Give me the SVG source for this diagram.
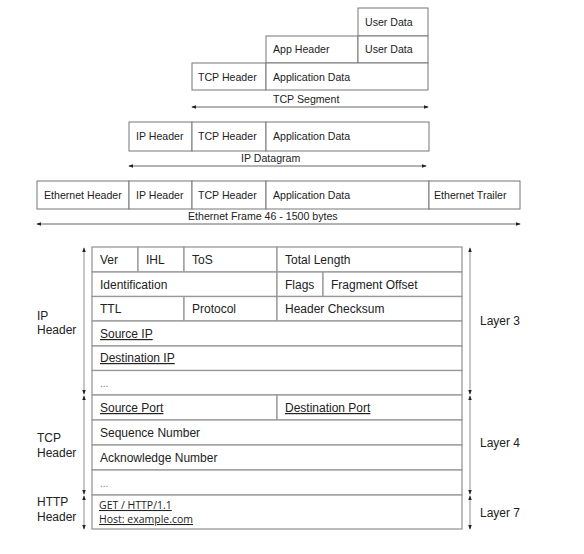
<svg xmlns="http://www.w3.org/2000/svg" width="584" height="554" viewBox="0 0 584 554">
<defs>
<marker id="ah" viewBox="0 0 6 6" refX="5" refY="3" markerWidth="5" markerHeight="5" orient="auto-start-reverse" markerUnits="userSpaceOnUse">
<path d="M0,0.8 L6,3 L0,5.2 Z" fill="#222"/>
</marker>
</defs>
<style>
.box{fill:#fff;stroke:#777;stroke-width:1}
.cell{fill:#fff;stroke:#999;stroke-width:1.3}
.t{font-family:"Liberation Sans",Arial,sans-serif;font-size:10.6px;fill:#222}
.tt{font-family:"Liberation Sans",Arial,sans-serif;font-size:12px;fill:#222}
.u{text-decoration:underline}
.h{font-family:"Open Sans","Noto Sans",sans-serif;font-size:10.5px;fill:#222;text-decoration:underline}
.arr{stroke:#666;stroke-width:1;fill:none;marker-start:url(#ah);marker-end:url(#ah)}
.br{stroke:#aaa;stroke-width:1.3;fill:none;marker-start:url(#ah);marker-end:url(#ah)}
</style>
<rect width="584" height="554" fill="#fff"/>

<g id="tcp-segment">
<rect class="box" x="358" y="8" width="70" height="28"/>
<text class="t" x="365" y="26">User Data</text>
<rect class="box" x="266" y="36" width="92" height="27"/>
<text class="t" x="273" y="53">App Header</text>
<rect class="box" x="358" y="36" width="70" height="27"/>
<text class="t" x="365" y="53">User Data</text>
<rect class="box" x="192" y="63" width="74" height="27"/>
<text class="t" x="198" y="81">TCP Header</text>
<rect class="box" x="266" y="63" width="162" height="27"/>
<text class="t" x="273" y="81">Application Data</text>
<text class="t" x="273" y="103">TCP Segment</text>
</g>

<g id="ip-datagram">
<rect class="box" x="129" y="122" width="63" height="29"/>
<text class="t" x="136" y="140">IP Header</text>
<rect class="box" x="192" y="122" width="74" height="29"/>
<text class="t" x="198" y="140">TCP Header</text>
<rect class="box" x="266" y="122" width="163" height="29"/>
<text class="t" x="273" y="140">Application Data</text>
<text class="t" x="241" y="162">IP Datagram</text>
</g>

<g id="ethernet-frame">
<rect class="box" x="37" y="181" width="92" height="28"/>
<text class="t" x="44" y="199">Ethernet Header</text>
<rect class="box" x="129" y="181" width="63" height="28"/>
<text class="t" x="136" y="199">IP Header</text>
<rect class="box" x="192" y="181" width="74" height="28"/>
<text class="t" x="198" y="199">TCP Header</text>
<rect class="box" x="266" y="181" width="163" height="28"/>
<text class="t" x="273" y="199">Application Data</text>
<rect class="box" x="429" y="181" width="91" height="28"/>
<text class="t" x="434" y="199">Ethernet Trailer</text>
<text class="t" x="188" y="220">Ethernet Frame 46 - 1500 bytes</text>
</g>

<g id="ip-header">
<rect class="cell" x="92" y="247" width="46" height="25"/>
<text class="tt" x="100" y="264">Ver</text>
<rect class="cell" x="138" y="247" width="46" height="25"/>
<text class="tt" x="146" y="264">IHL</text>
<rect class="cell" x="184" y="247" width="93" height="25"/>
<text class="tt" x="192" y="264">ToS</text>
<rect class="cell" x="277" y="247" width="185" height="25"/>
<text class="tt" x="285" y="264">Total Length</text>

<rect class="cell" x="92" y="272" width="185" height="24.5"/>
<text class="tt" x="100" y="289">Identification</text>
<rect class="cell" x="277" y="272" width="46" height="24.5"/>
<text class="tt" x="285" y="289">Flags</text>
<rect class="cell" x="323" y="272" width="139" height="24.5"/>
<text class="tt" x="331" y="289">Fragment Offset</text>

<rect class="cell" x="92" y="296.5" width="92" height="24.5"/>
<text class="tt" x="100" y="313">TTL</text>
<rect class="cell" x="184" y="296.5" width="93" height="24.5"/>
<text class="tt" x="192" y="313">Protocol</text>
<rect class="cell" x="277" y="296.5" width="185" height="24.5"/>
<text class="tt" x="285" y="313">Header Checksum</text>

<rect class="cell" x="92" y="321" width="370" height="25"/>
<text class="tt u" x="100" y="338">Source IP</text>
<rect class="cell" x="92" y="346" width="370" height="24.5"/>
<text class="tt u" x="100" y="362">Destination IP</text>
<rect class="cell" x="92" y="370.5" width="370" height="24.5"/>
<text class="tt" x="100" y="387" style="font-size:10px;fill:#777">...</text>
</g>

<g id="tcp-header">
<rect class="cell" x="92" y="395" width="185" height="25"/>
<text class="tt u" x="100" y="412">Source Port</text>
<rect class="cell" x="277" y="395" width="185" height="25"/>
<text class="tt u" x="285" y="412">Destination Port</text>
<rect class="cell" x="92" y="420" width="370" height="25"/>
<text class="tt" x="100" y="437">Sequence Number</text>
<rect class="cell" x="92" y="445" width="370" height="25"/>
<text class="tt" x="100" y="462">Acknowledge Number</text>
<rect class="cell" x="92" y="470" width="370" height="25"/>
<text class="tt" x="100" y="487" style="font-size:10px;fill:#777">...</text>
</g>

<g id="http-header">
<rect class="cell" x="92" y="495" width="370" height="34"/>
<text class="h" x="99" y="509">GET / HTTP/1.1</text>
<text class="h" x="99" y="523">Host: example.com</text>
</g>

<g id="labels">
<text class="tt" x="37" y="320">IP</text>
<text class="tt" x="37" y="334">Header</text>
<text class="tt" x="37" y="442">TCP</text>
<text class="tt" x="37" y="457">Header</text>
<text class="tt" x="37" y="506">HTTP</text>
<text class="tt" x="37" y="521">Header</text>
<text class="tt" x="480" y="325">Layer 3</text>
<text class="tt" x="480" y="447">Layer 4</text>
<text class="tt" x="480" y="517">Layer 7</text>
</g>

<g id="connectors">
<line class="arr" x1="192" y1="107" x2="428" y2="107"/>
<line class="arr" x1="129" y1="166" x2="426" y2="166"/>
<line class="arr" x1="37" y1="224" x2="520" y2="224"/>
<line class="br" x1="84" y1="248" x2="84" y2="394"/>
<line class="br" x1="84" y1="396" x2="84" y2="494"/>
<line class="br" x1="84" y1="496" x2="84" y2="529"/>
<line class="br" x1="470" y1="248" x2="470" y2="394"/>
<line class="br" x1="470" y1="396" x2="470" y2="494"/>
<line class="br" x1="470" y1="496" x2="470" y2="529"/>
</g>
</svg>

__________________________________________________

▶ **Exercise instructions**: Every line of text is to be repeated exactly; pictures are left out.

▶ **Result below**:
Give me the SVG source for this diagram.
<svg xmlns="http://www.w3.org/2000/svg" width="584" height="554" viewBox="0 0 584 554">
<defs>
<marker id="ah" viewBox="0 0 6 6" refX="5" refY="3" markerWidth="5" markerHeight="5" orient="auto-start-reverse" markerUnits="userSpaceOnUse">
<path d="M0,0.8 L6,3 L0,5.2 Z" fill="#222"/>
</marker>
</defs>
<style>
.box{fill:#fff;stroke:#777;stroke-width:1}
.cell{fill:#fff;stroke:#999;stroke-width:1.3}
.t{font-family:"Liberation Sans",Arial,sans-serif;font-size:10.6px;fill:#222}
.tt{font-family:"Liberation Sans",Arial,sans-serif;font-size:12px;fill:#222}
.u{text-decoration:underline}
.h{font-family:"Open Sans","Noto Sans",sans-serif;font-size:10.5px;fill:#222;text-decoration:underline}
.arr{stroke:#666;stroke-width:1;fill:none;marker-start:url(#ah);marker-end:url(#ah)}
.br{stroke:#aaa;stroke-width:1.3;fill:none;marker-start:url(#ah);marker-end:url(#ah)}
</style>
<rect width="584" height="554" fill="#fff"/>

<g id="tcp-segment">
<rect class="box" x="358" y="8" width="70" height="28"/>
<text class="t" x="365" y="26">User Data</text>
<rect class="box" x="266" y="36" width="92" height="27"/>
<text class="t" x="273" y="53">App Header</text>
<rect class="box" x="358" y="36" width="70" height="27"/>
<text class="t" x="365" y="53">User Data</text>
<rect class="box" x="192" y="63" width="74" height="27"/>
<text class="t" x="198" y="81">TCP Header</text>
<rect class="box" x="266" y="63" width="162" height="27"/>
<text class="t" x="273" y="81">Application Data</text>
<text class="t" x="273" y="103">TCP Segment</text>
</g>

<g id="ip-datagram">
<rect class="box" x="129" y="122" width="63" height="29"/>
<text class="t" x="136" y="140">IP Header</text>
<rect class="box" x="192" y="122" width="74" height="29"/>
<text class="t" x="198" y="140">TCP Header</text>
<rect class="box" x="266" y="122" width="163" height="29"/>
<text class="t" x="273" y="140">Application Data</text>
<text class="t" x="241" y="162">IP Datagram</text>
</g>

<g id="ethernet-frame">
<rect class="box" x="37" y="181" width="92" height="28"/>
<text class="t" x="44" y="199">Ethernet Header</text>
<rect class="box" x="129" y="181" width="63" height="28"/>
<text class="t" x="136" y="199">IP Header</text>
<rect class="box" x="192" y="181" width="74" height="28"/>
<text class="t" x="198" y="199">TCP Header</text>
<rect class="box" x="266" y="181" width="163" height="28"/>
<text class="t" x="273" y="199">Application Data</text>
<rect class="box" x="429" y="181" width="91" height="28"/>
<text class="t" x="434" y="199">Ethernet Trailer</text>
<text class="t" x="188" y="220">Ethernet Frame 46 - 1500 bytes</text>
</g>

<g id="ip-header">
<rect class="cell" x="92" y="247" width="46" height="25"/>
<text class="tt" x="100" y="264">Ver</text>
<rect class="cell" x="138" y="247" width="46" height="25"/>
<text class="tt" x="146" y="264">IHL</text>
<rect class="cell" x="184" y="247" width="93" height="25"/>
<text class="tt" x="192" y="264">ToS</text>
<rect class="cell" x="277" y="247" width="185" height="25"/>
<text class="tt" x="285" y="264">Total Length</text>

<rect class="cell" x="92" y="272" width="185" height="24.5"/>
<text class="tt" x="100" y="289">Identification</text>
<rect class="cell" x="277" y="272" width="46" height="24.5"/>
<text class="tt" x="285" y="289">Flags</text>
<rect class="cell" x="323" y="272" width="139" height="24.5"/>
<text class="tt" x="331" y="289">Fragment Offset</text>

<rect class="cell" x="92" y="296.5" width="92" height="24.5"/>
<text class="tt" x="100" y="313">TTL</text>
<rect class="cell" x="184" y="296.5" width="93" height="24.5"/>
<text class="tt" x="192" y="313">Protocol</text>
<rect class="cell" x="277" y="296.5" width="185" height="24.5"/>
<text class="tt" x="285" y="313">Header Checksum</text>

<rect class="cell" x="92" y="321" width="370" height="25"/>
<text class="tt u" x="100" y="338">Source IP</text>
<rect class="cell" x="92" y="346" width="370" height="24.5"/>
<text class="tt u" x="100" y="362">Destination IP</text>
<rect class="cell" x="92" y="370.5" width="370" height="24.5"/>
<text class="tt" x="100" y="387" style="font-size:10px;fill:#777">...</text>
</g>

<g id="tcp-header">
<rect class="cell" x="92" y="395" width="185" height="25"/>
<text class="tt u" x="100" y="412">Source Port</text>
<rect class="cell" x="277" y="395" width="185" height="25"/>
<text class="tt u" x="285" y="412">Destination Port</text>
<rect class="cell" x="92" y="420" width="370" height="25"/>
<text class="tt" x="100" y="437">Sequence Number</text>
<rect class="cell" x="92" y="445" width="370" height="25"/>
<text class="tt" x="100" y="462">Acknowledge Number</text>
<rect class="cell" x="92" y="470" width="370" height="25"/>
<text class="tt" x="100" y="487" style="font-size:10px;fill:#777">...</text>
</g>

<g id="http-header">
<rect class="cell" x="92" y="495" width="370" height="34"/>
<text class="h" x="99" y="509">GET / HTTP/1.1</text>
<text class="h" x="99" y="523">Host: example.com</text>
</g>

<g id="labels">
<text class="tt" x="37" y="320">IP</text>
<text class="tt" x="37" y="334">Header</text>
<text class="tt" x="37" y="442">TCP</text>
<text class="tt" x="37" y="457">Header</text>
<text class="tt" x="37" y="506">HTTP</text>
<text class="tt" x="37" y="521">Header</text>
<text class="tt" x="480" y="325">Layer 3</text>
<text class="tt" x="480" y="447">Layer 4</text>
<text class="tt" x="480" y="517">Layer 7</text>
</g>

<g id="connectors">
<line class="arr" x1="192" y1="107" x2="428" y2="107"/>
<line class="arr" x1="129" y1="166" x2="426" y2="166"/>
<line class="arr" x1="37" y1="224" x2="520" y2="224"/>
<line class="br" x1="84" y1="248" x2="84" y2="394"/>
<line class="br" x1="84" y1="396" x2="84" y2="494"/>
<line class="br" x1="84" y1="496" x2="84" y2="529"/>
<line class="br" x1="470" y1="248" x2="470" y2="394"/>
<line class="br" x1="470" y1="396" x2="470" y2="494"/>
<line class="br" x1="470" y1="496" x2="470" y2="529"/>
</g>
</svg>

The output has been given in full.